The following outlines the lairds, owners and custodians associated with Baltersan and its lands. It is not a complete legal succession, and some entries reflect the wider Kennedy estate background rather than direct occupation of the castle.

Lairds, owners and custodians of Baltersan
| Period | Laird, owner or custodian |
|---|---|
| before 1530 | James Kennedy of Baltersan and Egidia Blair, Lady Row, of the earlier Baltersan house.

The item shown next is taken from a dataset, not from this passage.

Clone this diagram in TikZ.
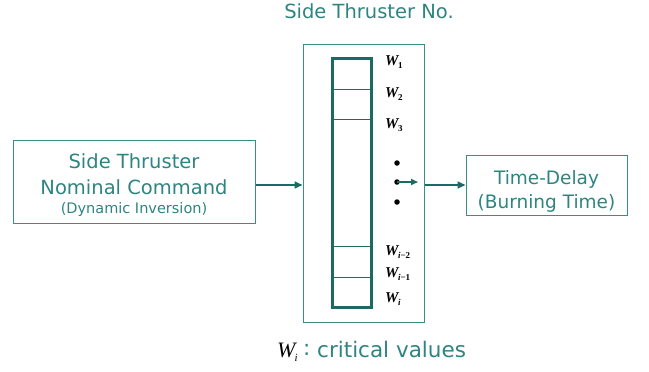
\documentclass[tikz,border=0pt]{standalone}
\usepackage{fontspec}
\setmainfont{DejaVu Sans}
\newfontfamily\wfont{Liberation Serif}
\usetikzlibrary{arrows.meta}
\definecolor{tealtext}{RGB}{46,132,128}
\definecolor{tealline}{RGB}{28,106,101}
\definecolor{tealbox}{RGB}{60,140,135}
\newcommand{\wlabel}[1]{{\wfont\bfseries\itshape W\kern-0.5pt\raisebox{-3.5pt}{\fontsize{9}{9}\selectfont\upshape #1}}}
\tikzset{
  boxstyle/.style={draw=tealbox, line width=1pt},
  conn/.style={draw=tealline, line width=1.6pt, -{Triangle[length=8pt,width=7pt]}},
  wlab/.style={font=\fontsize{15}{15}\selectfont, text=black, inner sep=0pt, anchor=base west},
  dotn/.style={circle, fill=black, inner sep=0pt, minimum size=5.5pt},
  ttext/.style={text=tealtext, inner sep=0pt, anchor=base},
}
\begin{document}
\begin{tikzpicture}[x=1pt,y=-1pt]
\useasboundingbox (0,0) rectangle (649,372);
% title
\node[ttext, font=\fontsize{19.5}{19.5}\selectfont] (title) at (369,19) {Side Thruster No.};
% outer box
\node[boxstyle, minimum width=121pt, minimum height=278pt, inner sep=0pt] (outer) at (363.5,183) {};
% inner column
\draw[tealline, line width=3pt] (332,58) rectangle (371,307);
\foreach \yy in {89,119,246,277} \draw[tealline, line width=1pt] (332,\yy) -- (371,\yy);
% labels
\node[wlab] (w1) at (385,65) {\wlabel{1}};
\node[wlab] (w2) at (385,97) {\wlabel{2}};
\node[wlab] (w3) at (385,128) {\wlabel{3}};
\node[wlab] (wi2) at (385,255) {\wlabel{\itshape i\upshape −2}};
\node[wlab] (wi1) at (385,277) {\wlabel{\itshape i\upshape −1}};
\node[wlab] (wi) at (385,302) {\wlabel{\itshape i}};
% dots
\node[dotn] (d1) at (397,163) {};
\node[dotn] (d2) at (397,182) {};
\node[dotn] (d3) at (397,202) {};
\coordinate (dend) at (418,182);
\draw[draw=tealline, line width=1.6pt, -{Triangle[length=7pt,width=6pt]}] (d2.center) -- (dend);
% left box
\node[boxstyle, minimum width=242pt, minimum height=83pt, inner sep=0pt] (left) at (134,181.5) {};
\node[ttext, font=\fontsize{19.5}{19.5}\selectfont] (lt1) at (134,168) {Side Thruster};
\node[ttext, font=\fontsize{19.5}{19.5}\selectfont] (lt2) at (134,194) {Nominal Command};
\node[ttext, font=\fontsize{14.5}{14.5}\selectfont] (ls) at (134,213) {(Dynamic Inversion)};
% right box
\node[boxstyle, minimum width=161pt, minimum height=60pt, inner sep=0pt] (right) at (546.5,185) {};
\node[ttext, font=\fontsize{18.5}{18.5}\selectfont] (rt1) at (546.5,184) {Time-Delay};
\node[ttext, font=\fontsize{18.5}{18.5}\selectfont] (rt2) at (546.5,208) {(Burning Time)};
% connectors
\draw[conn] (left.east |- 0,185) -- (outer.west |- 0,185);
\draw[conn] (outer.east |- 0,185) -- (right.west |- 0,185);
% bottom legend
\node[anchor=base west, inner sep=0pt, font=\fontsize{22}{22}\selectfont] (legw) at (277,357) {{\wfont\itshape W\kern-1pt\raisebox{-4pt}{\fontsize{11}{11}\selectfont i}}};
\node[ttext, anchor=base west, font=\fontsize{21.5}{21.5}\selectfont] (legc) at (303,355) {:};
\node[ttext, anchor=base west, font=\fontsize{21.5}{21.5}\selectfont] (legt) at (317,357) {critical values};
\end{tikzpicture}
\end{document}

Egidia Blair died at Baltersan in 1530 and was buried at Crossraguel Abbey. |
| 1574 | David Kennedy of Pennyglen, after Gilbert Kennedy, 4th Earl of Cassillis obtained the Baltersan lands from Allan Stewart, commendator of Crossraguel. |
| 1584 | John Kennedy of Pennyglen and Margaret Cathcart, named on the entrance inscription as builders of the present tower, begun 1 March 1584. |
| c. 1601 | John Kennedy, apparent of Baltersan, the heir, recorded as a royal servant. |
| mid-17th century | Kennedys of Culzean and Craigoch: the property passed to the Culzean branch, including Sir Alexander Kennedy of Craigoch. |
| 1652–1680s | Major Thomas Kennedy of Baltersan, third son of Craigoch, on record at Baltersan into the 1680s. |
| late 17th century | Hugh Kennedy of Ardmillan and Baltersan, who succeeded through marriage to a daughter of Major Thomas Kennedy. |
| died 1721 | John Kennedy of Baltersan, son of Hugh of Ardmillan; died without issue in London in 1721, leaving the estate in litigation. |
| 1721 | Captain Hugh Arbuthnot, a Kennedy cousin who inherited the estate; usually regarded as the last known inhabitant. |
| mid-18th century | The castle was abandoned and became roofless. |
| 1846–1870 | Archibald Kennedy, 2nd Marquess of Ailsa: Baltersan lay within the wider Cassillis, Culzean and Ailsa estate background. |
| later 19th century | Archibald Kennedy, 3rd Marquess of Ailsa: the property remained within the wider Ailsa estate background before passing into private ownership. |
| to 1904 | Peter Sturrock of Baltersan (1820–1904): Kilmarnock civil engineer, colliery owner and Provost, and MP for Kilmarnock Burghs (1885–1886), who acquired Baltersan and intended to restore it; the work was never carried out. |
| c. 1948–1989 | Archibald David Kennedy, 7th Marquess of Ailsa and the Cassillis and Culzean estate: the Baltersan lands returned to the Kennedy family in the 20th century, the castle being held by the Marquess's trustees until 1989. |
| 1989–1992 | Catriona Wilkinson, who acquired the castle from the Marquess of Ailsa's trustees by a feu disposition recorded in 1989. |
| 1992–2024 | James Albert Brown / Lichtsome Hoose Ltd: modern custodian and historian of the castle, author of a 2000 study and presenter of restoration plans on Dragons' Den (2005). |
| 2024–present | Angelo Ovidi / Lichtsome Hoose Ltd: current owner, restoring the castle as a music, arts and cultural education project. |

== Conservation status ==

Baltersan Castle is a Category A listed building, the highest of the three Scottish listing categories, indicating a building of national or international architectural or historic importance. It is also recorded on the Buildings at Risk Register for Scotland, which notes its ruinous condition and the history of restoration proposals.